Any email client that doesn't attempt to implement displaying rich text messages and multimedia in email bodies isn't going to get very far in the modern world.


I agree, but I also know people with access to some critical systems who either do their email using mutt, or run their email and other internet-facing things in a sandboxed vnc-over-ssh session to a secondary workstation OS.


Ideally software would present the user with the option of going into "maximum security" mode, which limits functionality in favor of a reduced attack surface. Then the user can decide for themselves if they are willing to make such a sacrifice.

As an added bonus, it provides users with interim fixes for situations like this, where the exploit is known and in the wild, but a patch is some time away.

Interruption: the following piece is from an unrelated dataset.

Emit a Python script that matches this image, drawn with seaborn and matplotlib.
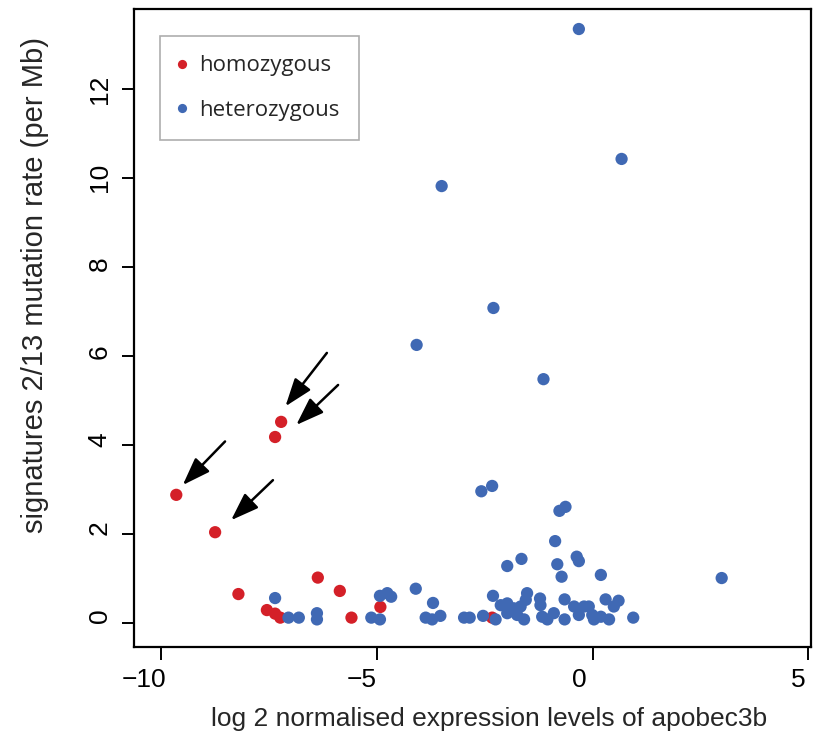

It's not a solution for iOS, but Fair Email is an open source Android mail client that fits this description. It can work as a text only client for sending and receiving, and defaults to pretty much everything being safe. Links are hyperlinks, but bring a pop-up dialogue which shows you the destination, and will even unmangle common trackers from links, or MS Outlook advanced protection mangled URLs.

It pretty much defaults to being this "reduced attack surface", and I wish more apps were like this. It's probably one of the more complex settings UIs you'll ever find in a mobile app, but that's because almost everything is able to be enabled or disabled... Want it to check and validate DKIM locally? That's a toggle switch. Want it to auto remove tracking pixels from html emails? That's a toggle. Want to view email from trusted contacts in html view? Pretty sure that's a toggle too.

No connection, just a happy user of a nice open source email client.


This bug appears to be about MIME parsing, so not displaying rich text or multimedia wouldn't have helped.

Implementing the parsing in a memory safe language would have helped.


Outlook has bugs in rich e-mail rendering, so it's a bad idea? Are browsers a bad idea? I hate looking at weirdly formatted e-mails, but it seems to provide pretty good value to some people.